Sunday, January 07, 2018

What Connecticut Can Learn From History


Connecticut, as everyone who has been leaving it knows, is in a bad way. How bad is it?

The state is still recovering from a recession that had ended elsewhere in the nation in June 2009. For eight years, we have been hobbling along and are now the only state in the nation that has yet to recover from the recession – which is, as everyone who has been leaving the state knows, a slowdown in business activity. There are two very good reasons why Connecticut has been so laggard: 1) Governor Dannel Malloy’s first tax increase, the largest in state history, and 2) Governor Malloy’s second tax increase, the second largest in state history.

But then, we were forewarned.  Lowell Weicker did caution us during his campaign for governor that raising taxes in a recession would be like throwing gas on a fire, only a few months before he instituted his income tax, over the heated objections of a Republican Party rump in the General Assembly. When Weicker was met by the largest rally in state history, he fearlessly strode through the anti-tax crowd, a triumphant smile pasted on his face.
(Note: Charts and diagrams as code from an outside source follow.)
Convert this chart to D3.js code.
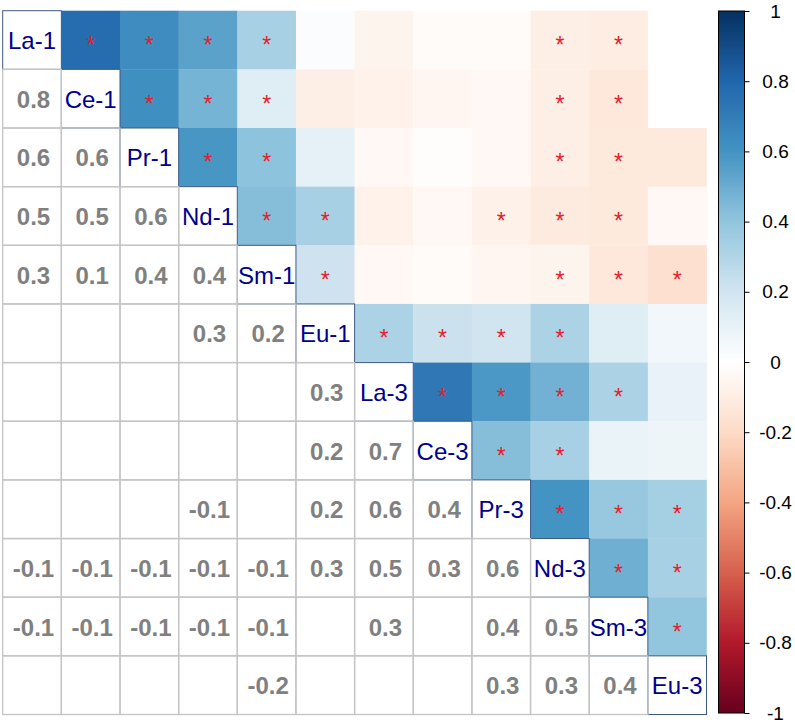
<!DOCTYPE html>
<html><head><meta charset="utf-8">
<script src="https://cdn.jsdelivr.net/npm/d3@7"></script>
<style>body{margin:0;background:#fff}svg{display:block;font-family:"Liberation Sans",Arial,sans-serif}</style>
</head><body><svg id="c" width="795" height="727"></svg>
<script>
const vars = ["La-1","Ce-1","Pr-1","Nd-1","Sm-1","Eu-1","La-3","Ce-3","Pr-3","Nd-3","Sm-3","Eu-3"];
// upper-triangle correlations, row i gives values for columns i+1..11
const corrUpper = [
  [0.77, 0.63, 0.54, 0.33, 0.02, -0.06, -0.02, -0.02, -0.09, -0.10, 0.00],
  [0.62, 0.47, 0.14, -0.09, -0.07, -0.05, -0.04, -0.09, -0.13, 0.00],
  [0.59, 0.41, 0.11, -0.04, -0.01, -0.04, -0.09, -0.12, -0.12],
  [0.43, 0.33, -0.07, -0.04, -0.08, -0.11, -0.12, -0.04],
  [0.21, -0.04, -0.02, -0.05, -0.06, -0.13, -0.17],
  [0.32, 0.22, 0.20, 0.32, 0.14, 0.06],
  [0.72, 0.58, 0.48, 0.32, 0.10],
  [0.43, 0.33, 0.09, 0.08],
  [0.60, 0.38, 0.34],
  [0.49, 0.33],
  [0.40]
];
// significance flags (1 = p < 0.05), same layout
const sigUpper = [
  [1,1,1,1,0,0,0,0,1,1,0],
  [1,1,1,0,0,0,0,1,1,0],
  [1,1,0,0,0,0,1,1,0],
  [1,1,0,0,1,1,1,0],
  [1,0,0,0,1,1,1],
  [1,1,1,1,0,0],
  [1,1,1,1,0],
  [1,1,0,0],
  [1,1,1],
  [1,1],
  [1]
];
const legendTicks = [1,0.8,0.6,0.4,0.2,0,-0.2,-0.4,-0.6,-0.8,-1];
const paletteColors = ["#67001F","#B2182B","#D6604D","#F4A582","#FDDBC7","#FFFFFF","#D1E5F0","#92C5DE","#4393C3","#2166AC","#053061"];

const n = vars.length;
const cells = [];
for (let i = 0; i < n; i++) for (let j = 0; j < n; j++) {
  if (j > i) cells.push({i, j, r: corrUpper[i][j-i-1], sig: sigUpper[i][j-i-1]});
}
const lower = cells.filter(d => d.sig).map(d => ({i: d.j, j: d.i, r: d.r}));

const svg = d3.select("#c");
const x = d3.scaleBand().domain(d3.range(n)).range([2.7, 706.5]);
const y = d3.scaleBand().domain(d3.range(n)).range([10.7, 714.5]);
const color = d3.scaleLinear().domain(d3.range(11).map(k => -1 + k*0.2)).range(paletteColors).interpolate(d3.interpolateRgb).clamp(true);

// upper coloured squares
svg.append("g").selectAll("rect").data(cells).join("rect")
  .attr("x", d => x(d.j)).attr("y", d => y(d.i))
  .attr("width", x.bandwidth()+0.3).attr("height", y.bandwidth()+0.3)
  .attr("fill", d => color(d.r));

// diagonal cells
svg.append("g").selectAll("rect").data(d3.range(n)).join("rect")
  .attr("x", k => x(k)).attr("y", k => y(k))
  .attr("width", x.bandwidth()).attr("height", y.bandwidth())
  .attr("fill", "#fff").attr("stroke", "#3d5784").attr("stroke-width", 1);

// lower grid
const lowerCells = [];
for (let i = 0; i < n; i++) for (let j = 0; j < i; j++) lowerCells.push({i, j});
svg.append("g").selectAll("rect").data(lowerCells).join("rect")
  .attr("x", d => x(d.j)).attr("y", d => y(d.i))
  .attr("width", x.bandwidth()).attr("height", y.bandwidth())
  .attr("fill", "none").attr("stroke", "#c4c4c4").attr("stroke-width", 1.3);

// stars
svg.append("g").selectAll("text").data(cells.filter(d => d.sig)).join("text")
  .attr("x", d => x(d.j) + x.bandwidth()/2)
  .attr("y", d => y(d.i) + y.bandwidth()/2 + 13)
  .attr("text-anchor", "middle").attr("font-size", 23)
  .attr("fill", "#e3202a").text("*");

// lower numbers
svg.append("g").selectAll("text").data(lower).join("text")
  .attr("x", d => x(d.j) + x.bandwidth()/2 + 1.5)
  .attr("y", d => y(d.i) + y.bandwidth()/2 + 9)
  .attr("text-anchor", "middle").attr("font-size", 24).attr("font-weight", "bold")
  .attr("fill", "#808080").text(d => d.r.toFixed(1));

// diagonal labels
svg.append("g").selectAll("text").data(vars).join("text")
  .attr("x", (d,k) => x(k) + x.bandwidth()/2)
  .attr("y", (d,k) => y(k) + y.bandwidth()/2 + 9)
  .attr("text-anchor", "middle").attr("font-size", 24)
  .attr("fill", "#00008B").text(d => d);

// colour legend
const lg = {x0: 718.5, x1: 744.5, y0: 11, y1: 713};
const ly = d3.scaleLinear().domain([1, -1]).range([lg.y0, lg.y1]);
const defs = svg.append("defs");
const grad = defs.append("linearGradient").attr("id", "g").attr("x1", 0).attr("y1", 1).attr("x2", 0).attr("y2", 0);
grad.selectAll("stop").data(paletteColors).join("stop")
  .attr("offset", (d,k) => k/10).attr("stop-color", d => d);
svg.append("rect").attr("x", lg.x0).attr("y", lg.y0).attr("width", lg.x1-lg.x0).attr("height", lg.y1-lg.y0)
  .attr("fill", "url(#g)").attr("stroke", "#000").attr("stroke-width", 1);
const ax = svg.append("g").attr("transform", `translate(${lg.x1},0)`)
  .call(d3.axisRight(ly).tickValues(legendTicks).tickSize(5).tickFormat(d => String(d)));
ax.select(".domain").remove();
ax.selectAll(".tick line").attr("stroke", "#000");
ax.selectAll(".tick text").attr("x", 31).attr("text-anchor", "middle")
  .attr("font-size", 19).attr("font-family", "Liberation Sans, Arial, sans-serif").attr("fill", "#000");
</script></body></html>
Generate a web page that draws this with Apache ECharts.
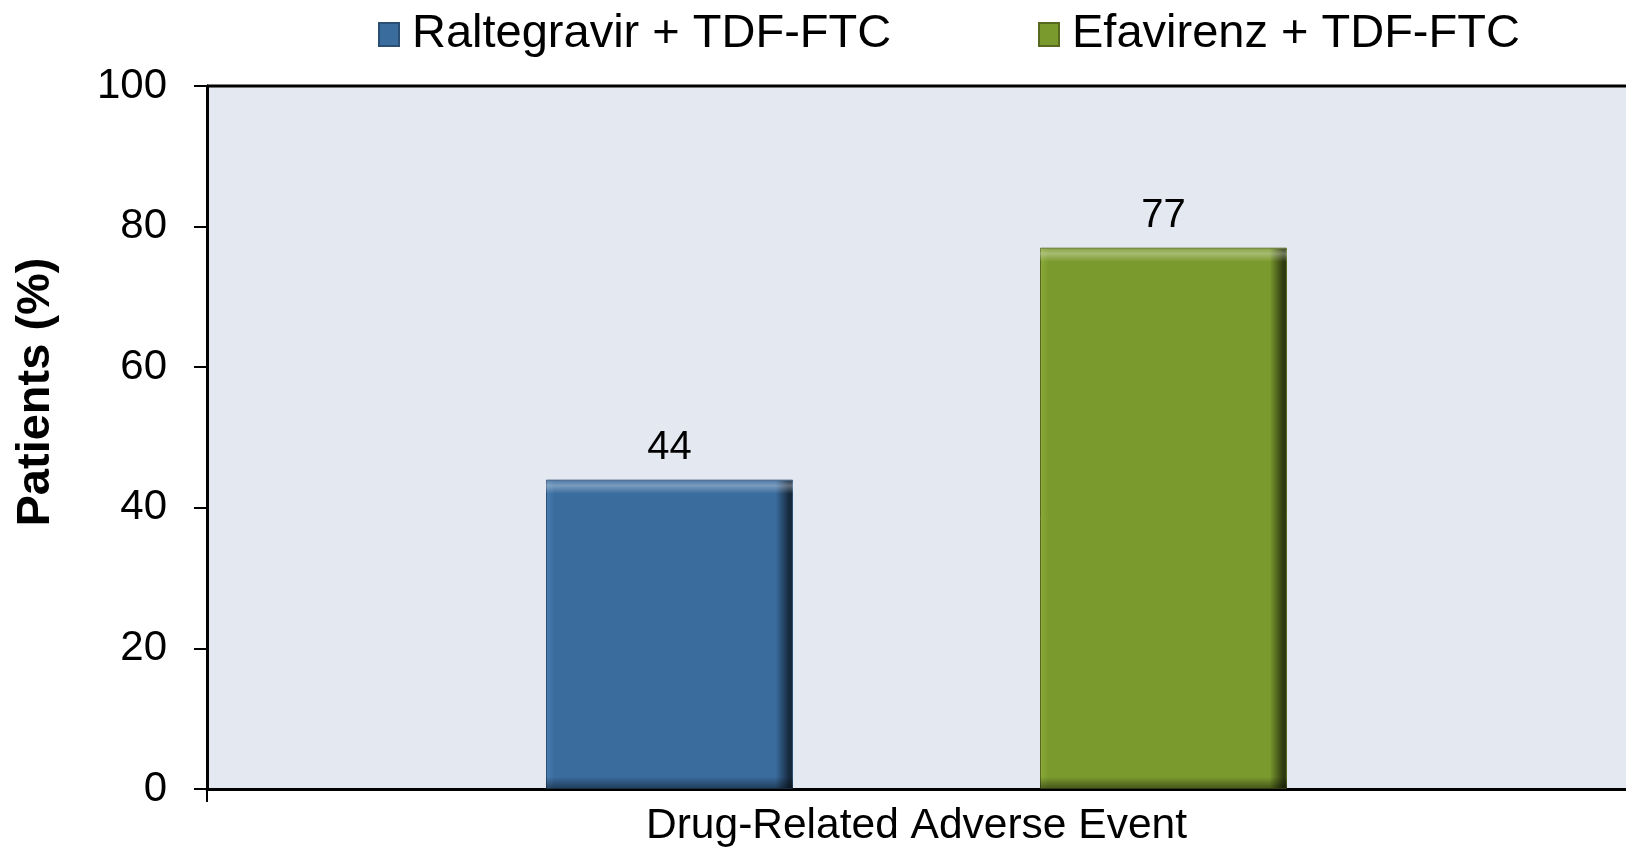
<!DOCTYPE html>
<html>
<head>
<meta charset="utf-8">
<script src="https://cdn.jsdelivr.net/npm/echarts@6/dist/echarts.min.js"></script>
<style>html,body{margin:0;padding:0;background:#fff;overflow:hidden;}#c{width:1626px;height:851px;}</style>
</head>
<body>
<div id="c"></div>
<script>
const categories = ['Drug-Related Adverse Event'];
const seriesNames = ['Raltegravir + TDF-FTC', 'Efavirenz + TDF-FTC'];
const raltegravirValues = [44];
const efavirenzValues = [77];
const yTicks = [0, 20, 40, 60, 80, 100];
const yTitle = 'Patients (%)';

const FONT = '"Liberation Sans", Arial, sans-serif';
const blue = '#3A6C9E', blueDark = '#16283C', blueLight = '#4A7DB0';
const green = '#7B9A2E', greenDark = '#2E3A10', greenLight = '#8AAA3A';
const PLOT_H = 703; // approx plot height in px, for bevel band sizing

const chart = echarts.init(document.getElementById('c'));
function sideBevel(base, light, dark) {
  return {
    type: 'linear', x: 0, y: 0, x2: 1, y2: 0,
    colorStops: [
      {offset: 0, color: light}, {offset: 0.035, color: base},
      {offset: 0.93, color: base}, {offset: 0.985, color: dark}, {offset: 1, color: dark}
    ]
  };
}
function topBottomBevel(value) {
  const h = value / yTicks[yTicks.length - 1] * PLOT_H;
  const p = px => px / h;
  return {
    type: 'linear', x: 0, y: 0, x2: 0, y2: 1,
    colorStops: [
      {offset: 0, color: 'rgba(255,255,255,0.08)'},
      {offset: p(6), color: 'rgba(255,255,255,0.32)'},
      {offset: p(14), color: 'rgba(255,255,255,0)'},
      {offset: 1 - p(12), color: 'rgba(0,0,0,0)'},
      {offset: 1 - p(3), color: 'rgba(0,0,0,0.35)'},
      {offset: 1, color: 'rgba(0,0,0,0.45)'}
    ]
  };
}
const legendCommon = {
  top: 6, itemWidth: 20, itemHeight: 23, icon: 'rect',
  textStyle: {fontFamily: FONT, fontSize: 47, color: '#000', padding: [0, 0, 0, 8]}
};
const titleGraphic = {
  type: 'text', x: 36, y: 392, rotation: Math.PI / 2,
  style: {text: yTitle, font: 'bold 47px ' + FONT, fill: '#000', textAlign: 'center', textVerticalAlign: 'middle'}
};
chart.setOption({
  animation: false,
  textStyle: {fontFamily: FONT},
  legend: [
    Object.assign({left: 373, data: [seriesNames[0]]}, legendCommon),
    Object.assign({left: 1033, data: [seriesNames[1]]}, legendCommon)
  ],
  grid: {
    left: 207, top: 86, right: -3, bottom: 62,
    show: true, backgroundColor: '#E4E9F1', borderWidth: 0
  },
  xAxis: [{
    type: 'category', data: categories, position: 'bottom',
    axisLine: {onZero: false, lineStyle: {color: '#000', width: 3}},
    axisTick: {show: false},
    axisLabel: {fontSize: 42.5, color: '#000', margin: 16, fontFamily: FONT}
  }, {
    type: 'category', data: categories, position: 'top', show: false
  }],
  yAxis: {
    type: 'value', min: yTicks[0], max: yTicks[yTicks.length - 1], interval: 20,
    axisLine: {show: true, lineStyle: {color: '#000', width: 3}},
    axisTick: {show: true, length: 13, lineStyle: {color: '#000', width: 2}},
    axisLabel: {fontSize: 42, color: '#000', margin: 40, fontFamily: FONT},
    splitLine: {show: false}
  },
  graphic: [titleGraphic],
  series: [
    {
      name: seriesNames[0], type: 'bar', data: raltegravirValues, barWidth: 247, barGap: '100%',
      itemStyle: {color: sideBevel(blue, blueLight, blueDark), borderColor: '#2A4E74', borderWidth: 1},
      label: {show: true, position: 'top', distance: 12, fontSize: 40, color: '#000', fontFamily: FONT}
    },
    {
      name: seriesNames[1], type: 'bar', data: efavirenzValues, barWidth: 247,
      itemStyle: {color: sideBevel(green, greenLight, greenDark), borderColor: '#56691F', borderWidth: 1},
      label: {show: true, position: 'top', distance: 12, fontSize: 40, color: '#000', fontFamily: FONT}
    },
    {
      name: 'bevel-a', type: 'bar', xAxisIndex: 1, silent: true, barWidth: 247, barGap: '100%',
      data: raltegravirValues.map(v => ({value: v, itemStyle: {color: topBottomBevel(v)}}))
    },
    {
      name: 'bevel-b', type: 'bar', xAxisIndex: 1, silent: true, barWidth: 247,
      data: efavirenzValues.map(v => ({value: v, itemStyle: {color: topBottomBevel(v)}}))
    }
  ]
});
// boundary tick of the category axis and the top frame line, placed via the axes' own conversion
const p0 = chart.convertToPixel({xAxisIndex: 0, yAxisIndex: 0}, [0, yTicks[0]]);
const yTop = chart.convertToPixel({yAxisIndex: 0}, yTicks[yTicks.length - 1]);
const bandHalf = chart.getModel().getComponent('xAxis', 0).axis.getBandWidth() / 2;
const xLeft = p0[0] - bandHalf;
chart.setOption({
  graphic: [titleGraphic, {
    type: 'line', silent: true,
    shape: {x1: xLeft, y1: p0[1], x2: xLeft, y2: p0[1] + 13},
    style: {stroke: '#000', lineWidth: 2}
  }, {
    type: 'line', silent: true,
    shape: {x1: xLeft, y1: yTop, x2: chart.getWidth() + 5, y2: yTop},
    style: {stroke: '#000', lineWidth: 3}
  }]
});
</script>
</body>
</html>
Awaiting him at the state Capitol was his Office of Policy Management chief, Bill Cibes, who had run for governor, honestly, on a pro-income tax platform and had been solidly rejected.

The Weicker income tax convinced businesses outside the state that they had better think twice before they moved to Connecticut, where they and their employees would no longer be safe from rising taxes. And business within the state – realizing that the cost playing field had now been leveled between, say, New York, Massachusetts and Connecticut -- began looking for the exit signs. We are now living in the flames stoked by Weicker and Malloy. During this period, one could hear sighs issuing from wiser heads: if only these two knuckleheads had listened closely to President John Kennedy’s address to the New York Economics Club in 1962. It was during that address that the King of Camelot vowed to cut taxes to spur business activity, which would flood the national treasury with necessary tax receipts. He did this, and the results were as he had supposed.

Truisms are powerful because they are true. Those who do not learn from history are doomed to repeat the mistakes of history. The Weicker tax did two things; it saved spendthrift Democratic legislators in the General Assembly the trouble of cutting costs permanently, and it raised revenue temporarily by draining dry the well that replenishes state revenue. Malloy repeated the errors of the Weicker administration – twice, and his tax increases have led, unsurprisingly, to increased spending, business flight and chronic deficits.

The real wealth of a state resides in its people and businesses. For the last quarter century, Connecticut has witnessed a flow of wealth from the private to the public sector and from Connecticut’s increasingly progressive and redistributive public sector to pampered special interests, such as state workers, that benefit the politicians directing the flow of wealth. All this hums along until, to quote Prime Minister of Britain Maggie Thatcher, “you run out of other people’s money,” at which point your choices are severely diminished. Unable to raise taxes without destroying the real wealth of the state, you MUST reduce expenditures, and the reductions must be permanent and long term – because diminishing tax resources have become permanent and long term.

So, what do you do under these circumstances, if you are a progressive majority in the General Assembly? You capitulate temporarily to reality, always a tough taskmaster, cross your fingers and hope that President Donald Trump’s economic reforms, barely indistinguishable from those of John Kennedy, will succeed in lifting all the boats, including Connecticut's sinking Titanic, at which point you may return to political business as usual.

And what do you do if, faced with such a bleak future, you are Malloy? First, you decline to run for office again to avoid subjecting your policies to a vote from the long suffering general public. Then, you blame Republican legislators who, for fifty years, give or take a political term or two, have had little appreciable effect on the progressive drift of economic policy in Connecticut. You tailor your cuts so that they will punish most severely those who are forced to rely on the kindness of strangers -- the mentally ill, old folk languishing in hospitals and end-of-life care facilities -- in an effort to convince the general public that any reduction in state expenditures will be calamitous. And when Democratic legislators conspire with Republicans to produce a fusion budget, you obstruct, delay and veto possible solutions, taking great care to shift the burden of responsibility onto the usual politically convenient Republican scapegoat. Malloy has yet to scrape the gold gilding from the roof of the state capitol building to pay for his failed progressive policies, but then state employees have not yet demanded such extraordinary measures.


Chris Powell, retiring in the New Year, has said many times that nearly all Connecticut’s problems are political in nature. He’s right. And the way to change political problems is to change the politicians that cause them.